*WHAT TO DO*:
Copy out exactly the lines spanning the line with "Emit a Python" to the line with "bg.axis('off')", inclusive, from the data underneath, with no pictures.

*INPUT MATERIAL*:

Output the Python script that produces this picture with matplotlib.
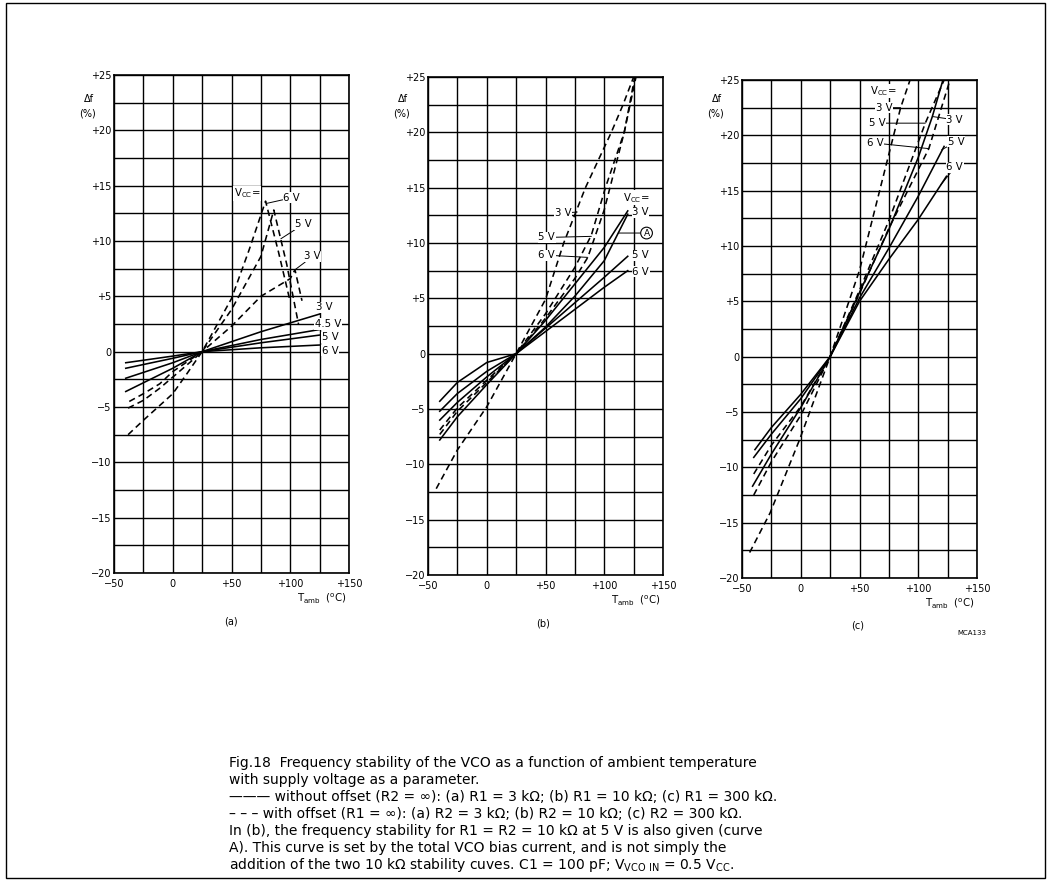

* * *

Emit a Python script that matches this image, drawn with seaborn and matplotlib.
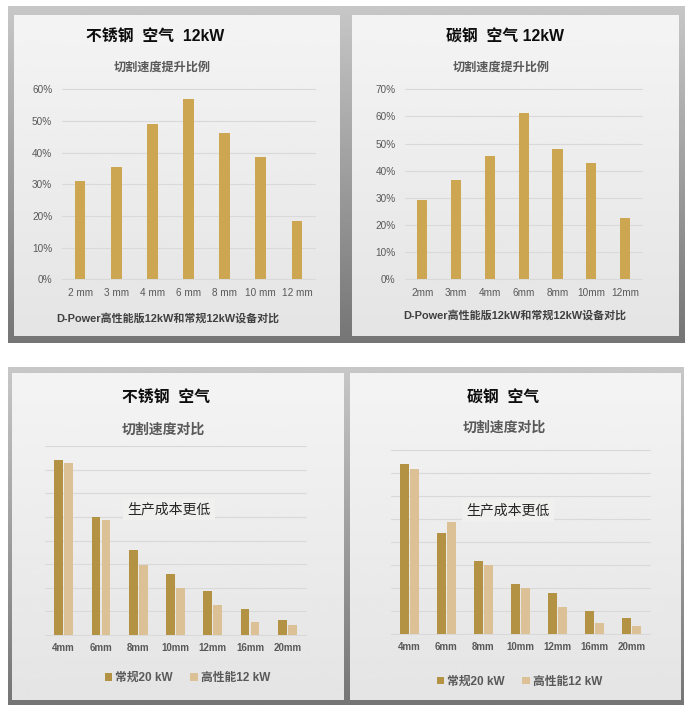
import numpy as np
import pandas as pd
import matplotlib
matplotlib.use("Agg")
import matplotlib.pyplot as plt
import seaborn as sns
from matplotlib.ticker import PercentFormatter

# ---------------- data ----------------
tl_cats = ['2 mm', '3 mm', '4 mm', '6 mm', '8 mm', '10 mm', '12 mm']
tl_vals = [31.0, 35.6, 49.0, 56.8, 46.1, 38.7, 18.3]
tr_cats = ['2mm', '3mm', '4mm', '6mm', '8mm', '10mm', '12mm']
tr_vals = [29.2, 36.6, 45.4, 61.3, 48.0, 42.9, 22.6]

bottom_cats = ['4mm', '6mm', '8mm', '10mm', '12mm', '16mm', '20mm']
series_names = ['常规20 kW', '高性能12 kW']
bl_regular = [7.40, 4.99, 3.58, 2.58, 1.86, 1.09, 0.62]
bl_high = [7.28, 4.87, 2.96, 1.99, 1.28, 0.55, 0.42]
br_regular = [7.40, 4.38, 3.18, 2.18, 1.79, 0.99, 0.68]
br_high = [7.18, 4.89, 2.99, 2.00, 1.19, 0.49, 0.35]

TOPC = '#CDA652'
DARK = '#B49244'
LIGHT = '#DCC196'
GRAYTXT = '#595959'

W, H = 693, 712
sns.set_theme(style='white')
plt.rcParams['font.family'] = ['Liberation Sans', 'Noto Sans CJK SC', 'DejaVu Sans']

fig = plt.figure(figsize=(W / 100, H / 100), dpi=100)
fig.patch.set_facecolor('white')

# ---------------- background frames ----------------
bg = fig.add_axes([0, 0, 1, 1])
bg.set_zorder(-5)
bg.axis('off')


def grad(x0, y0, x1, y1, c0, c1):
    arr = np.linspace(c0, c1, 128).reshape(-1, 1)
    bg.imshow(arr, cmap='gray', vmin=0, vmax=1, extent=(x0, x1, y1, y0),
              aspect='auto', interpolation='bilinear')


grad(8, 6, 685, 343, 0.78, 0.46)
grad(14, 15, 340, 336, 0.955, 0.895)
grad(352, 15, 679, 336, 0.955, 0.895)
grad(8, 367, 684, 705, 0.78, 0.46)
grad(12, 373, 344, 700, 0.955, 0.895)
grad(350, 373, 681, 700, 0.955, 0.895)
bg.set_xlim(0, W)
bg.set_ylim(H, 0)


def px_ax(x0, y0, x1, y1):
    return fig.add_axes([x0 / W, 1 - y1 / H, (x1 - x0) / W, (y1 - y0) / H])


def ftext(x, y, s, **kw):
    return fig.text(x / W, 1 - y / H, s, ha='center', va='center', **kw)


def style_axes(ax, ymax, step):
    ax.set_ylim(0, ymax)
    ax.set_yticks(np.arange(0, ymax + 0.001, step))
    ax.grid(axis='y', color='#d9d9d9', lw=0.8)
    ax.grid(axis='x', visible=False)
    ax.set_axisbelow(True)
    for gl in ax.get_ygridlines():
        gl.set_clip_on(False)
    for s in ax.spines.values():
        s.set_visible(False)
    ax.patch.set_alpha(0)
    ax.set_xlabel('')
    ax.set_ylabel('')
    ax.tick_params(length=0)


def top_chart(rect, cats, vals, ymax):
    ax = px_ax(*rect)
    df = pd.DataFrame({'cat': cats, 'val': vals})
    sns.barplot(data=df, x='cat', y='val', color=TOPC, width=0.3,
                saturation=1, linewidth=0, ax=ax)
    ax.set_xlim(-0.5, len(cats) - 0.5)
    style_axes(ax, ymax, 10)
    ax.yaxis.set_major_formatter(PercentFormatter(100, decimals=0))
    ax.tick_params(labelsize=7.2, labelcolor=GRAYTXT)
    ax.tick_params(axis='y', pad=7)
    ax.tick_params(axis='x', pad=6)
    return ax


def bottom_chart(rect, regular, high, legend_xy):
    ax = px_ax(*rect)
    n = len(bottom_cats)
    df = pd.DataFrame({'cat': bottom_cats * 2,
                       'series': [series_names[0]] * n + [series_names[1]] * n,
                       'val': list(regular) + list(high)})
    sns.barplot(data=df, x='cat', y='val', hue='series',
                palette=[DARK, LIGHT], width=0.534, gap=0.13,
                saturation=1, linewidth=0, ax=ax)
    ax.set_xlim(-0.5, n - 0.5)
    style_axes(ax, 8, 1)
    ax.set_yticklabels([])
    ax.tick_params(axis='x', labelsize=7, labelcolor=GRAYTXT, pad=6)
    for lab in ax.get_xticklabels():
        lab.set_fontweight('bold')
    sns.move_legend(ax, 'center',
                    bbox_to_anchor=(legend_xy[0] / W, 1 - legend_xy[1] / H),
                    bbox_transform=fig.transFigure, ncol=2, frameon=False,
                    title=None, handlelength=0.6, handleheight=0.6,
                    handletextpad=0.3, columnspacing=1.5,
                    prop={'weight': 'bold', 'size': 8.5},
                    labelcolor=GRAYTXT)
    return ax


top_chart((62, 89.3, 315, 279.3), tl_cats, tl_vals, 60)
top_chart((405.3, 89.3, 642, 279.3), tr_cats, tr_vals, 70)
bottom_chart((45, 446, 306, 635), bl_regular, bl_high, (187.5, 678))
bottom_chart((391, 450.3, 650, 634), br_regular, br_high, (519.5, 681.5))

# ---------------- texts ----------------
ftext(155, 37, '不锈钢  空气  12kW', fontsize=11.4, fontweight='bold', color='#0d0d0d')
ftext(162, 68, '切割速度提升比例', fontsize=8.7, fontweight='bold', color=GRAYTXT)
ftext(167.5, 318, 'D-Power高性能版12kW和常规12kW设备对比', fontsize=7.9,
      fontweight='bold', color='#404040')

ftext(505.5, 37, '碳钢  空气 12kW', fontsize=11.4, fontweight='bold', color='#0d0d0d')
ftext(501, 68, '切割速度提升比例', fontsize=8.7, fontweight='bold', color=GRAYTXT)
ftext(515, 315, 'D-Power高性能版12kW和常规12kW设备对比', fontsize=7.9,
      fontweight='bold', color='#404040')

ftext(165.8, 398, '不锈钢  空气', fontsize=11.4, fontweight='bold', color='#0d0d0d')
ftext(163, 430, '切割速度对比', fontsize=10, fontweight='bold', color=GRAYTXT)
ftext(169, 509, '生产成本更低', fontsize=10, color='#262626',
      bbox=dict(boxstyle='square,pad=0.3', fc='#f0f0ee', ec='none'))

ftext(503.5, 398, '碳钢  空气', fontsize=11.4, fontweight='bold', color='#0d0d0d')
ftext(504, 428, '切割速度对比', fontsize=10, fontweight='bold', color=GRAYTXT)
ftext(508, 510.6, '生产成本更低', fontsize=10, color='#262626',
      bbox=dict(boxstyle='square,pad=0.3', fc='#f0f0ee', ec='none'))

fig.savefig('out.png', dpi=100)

==

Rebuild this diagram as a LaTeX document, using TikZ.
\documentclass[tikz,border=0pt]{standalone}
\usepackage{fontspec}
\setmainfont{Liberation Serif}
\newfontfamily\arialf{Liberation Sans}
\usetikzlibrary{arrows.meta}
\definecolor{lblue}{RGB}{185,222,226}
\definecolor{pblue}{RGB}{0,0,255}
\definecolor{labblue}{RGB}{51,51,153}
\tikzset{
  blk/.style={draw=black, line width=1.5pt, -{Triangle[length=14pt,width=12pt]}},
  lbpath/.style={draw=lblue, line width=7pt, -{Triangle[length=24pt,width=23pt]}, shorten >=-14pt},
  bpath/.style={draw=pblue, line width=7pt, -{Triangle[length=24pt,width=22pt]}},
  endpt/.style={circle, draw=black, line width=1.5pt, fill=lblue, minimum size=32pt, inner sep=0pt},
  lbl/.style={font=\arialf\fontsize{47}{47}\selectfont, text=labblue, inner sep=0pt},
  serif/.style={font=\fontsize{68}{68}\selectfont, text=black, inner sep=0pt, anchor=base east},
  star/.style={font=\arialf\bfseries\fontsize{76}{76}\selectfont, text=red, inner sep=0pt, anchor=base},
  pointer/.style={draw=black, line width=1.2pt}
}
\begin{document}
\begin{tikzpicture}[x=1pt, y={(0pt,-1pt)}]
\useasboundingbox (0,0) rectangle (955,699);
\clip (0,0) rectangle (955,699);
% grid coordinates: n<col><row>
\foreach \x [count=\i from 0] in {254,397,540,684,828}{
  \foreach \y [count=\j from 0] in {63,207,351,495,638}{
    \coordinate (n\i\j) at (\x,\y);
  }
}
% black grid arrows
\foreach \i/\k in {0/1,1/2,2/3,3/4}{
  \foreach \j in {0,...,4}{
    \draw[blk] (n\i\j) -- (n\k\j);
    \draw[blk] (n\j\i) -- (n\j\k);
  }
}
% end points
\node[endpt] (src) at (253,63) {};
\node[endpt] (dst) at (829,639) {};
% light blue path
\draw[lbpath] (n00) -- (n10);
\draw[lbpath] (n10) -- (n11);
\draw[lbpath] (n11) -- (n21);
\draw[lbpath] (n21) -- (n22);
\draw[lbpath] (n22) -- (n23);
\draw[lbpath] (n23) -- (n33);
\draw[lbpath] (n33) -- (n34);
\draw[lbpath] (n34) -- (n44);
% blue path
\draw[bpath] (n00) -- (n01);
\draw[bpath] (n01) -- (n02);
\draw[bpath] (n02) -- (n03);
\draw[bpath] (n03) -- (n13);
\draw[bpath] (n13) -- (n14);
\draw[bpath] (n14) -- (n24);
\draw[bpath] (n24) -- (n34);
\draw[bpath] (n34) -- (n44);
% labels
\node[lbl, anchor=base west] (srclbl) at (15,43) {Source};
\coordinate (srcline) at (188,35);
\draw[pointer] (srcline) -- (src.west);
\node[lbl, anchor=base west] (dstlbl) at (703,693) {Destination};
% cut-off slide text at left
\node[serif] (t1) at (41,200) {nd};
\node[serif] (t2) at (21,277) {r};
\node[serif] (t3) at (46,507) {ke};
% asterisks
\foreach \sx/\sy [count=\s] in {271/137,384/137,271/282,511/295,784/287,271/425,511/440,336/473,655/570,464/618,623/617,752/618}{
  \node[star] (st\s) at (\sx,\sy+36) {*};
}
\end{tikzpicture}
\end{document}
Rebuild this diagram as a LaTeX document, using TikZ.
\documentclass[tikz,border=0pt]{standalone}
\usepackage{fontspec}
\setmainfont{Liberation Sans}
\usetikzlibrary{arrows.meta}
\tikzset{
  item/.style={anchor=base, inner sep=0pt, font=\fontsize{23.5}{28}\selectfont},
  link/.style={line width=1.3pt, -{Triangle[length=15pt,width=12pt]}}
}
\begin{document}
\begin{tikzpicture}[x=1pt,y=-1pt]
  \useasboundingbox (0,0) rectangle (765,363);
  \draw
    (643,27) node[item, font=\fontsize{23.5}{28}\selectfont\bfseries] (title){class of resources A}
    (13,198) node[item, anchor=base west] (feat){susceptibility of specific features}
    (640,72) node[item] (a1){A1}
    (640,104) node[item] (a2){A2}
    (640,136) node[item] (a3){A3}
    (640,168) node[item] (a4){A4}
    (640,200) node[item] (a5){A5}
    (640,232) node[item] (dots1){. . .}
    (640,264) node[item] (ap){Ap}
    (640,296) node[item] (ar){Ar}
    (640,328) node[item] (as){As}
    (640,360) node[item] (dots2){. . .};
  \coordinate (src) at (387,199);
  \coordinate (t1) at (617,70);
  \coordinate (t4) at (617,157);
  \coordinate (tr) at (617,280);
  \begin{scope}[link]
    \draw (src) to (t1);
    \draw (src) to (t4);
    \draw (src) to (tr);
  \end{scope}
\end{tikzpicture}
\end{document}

*RESULT OF THIS TASK*:
Emit a Python script that matches this image, drawn with seaborn and matplotlib.
import numpy as np
import pandas as pd
import matplotlib
matplotlib.use("Agg")
import matplotlib.pyplot as plt
import seaborn as sns
from matplotlib.ticker import PercentFormatter

# ---------------- data ----------------
tl_cats = ['2 mm', '3 mm', '4 mm', '6 mm', '8 mm', '10 mm', '12 mm']
tl_vals = [31.0, 35.6, 49.0, 56.8, 46.1, 38.7, 18.3]
tr_cats = ['2mm', '3mm', '4mm', '6mm', '8mm', '10mm', '12mm']
tr_vals = [29.2, 36.6, 45.4, 61.3, 48.0, 42.9, 22.6]

bottom_cats = ['4mm', '6mm', '8mm', '10mm', '12mm', '16mm', '20mm']
series_names = ['常规20 kW', '高性能12 kW']
bl_regular = [7.40, 4.99, 3.58, 2.58, 1.86, 1.09, 0.62]
bl_high = [7.28, 4.87, 2.96, 1.99, 1.28, 0.55, 0.42]
br_regular = [7.40, 4.38, 3.18, 2.18, 1.79, 0.99, 0.68]
br_high = [7.18, 4.89, 2.99, 2.00, 1.19, 0.49, 0.35]

TOPC = '#CDA652'
DARK = '#B49244'
LIGHT = '#DCC196'
GRAYTXT = '#595959'

W, H = 693, 712
sns.set_theme(style='white')
plt.rcParams['font.family'] = ['Liberation Sans', 'Noto Sans CJK SC', 'DejaVu Sans']

fig = plt.figure(figsize=(W / 100, H / 100), dpi=100)
fig.patch.set_facecolor('white')

# ---------------- background frames ----------------
bg = fig.add_axes([0, 0, 1, 1])
bg.set_zorder(-5)
bg.axis('off')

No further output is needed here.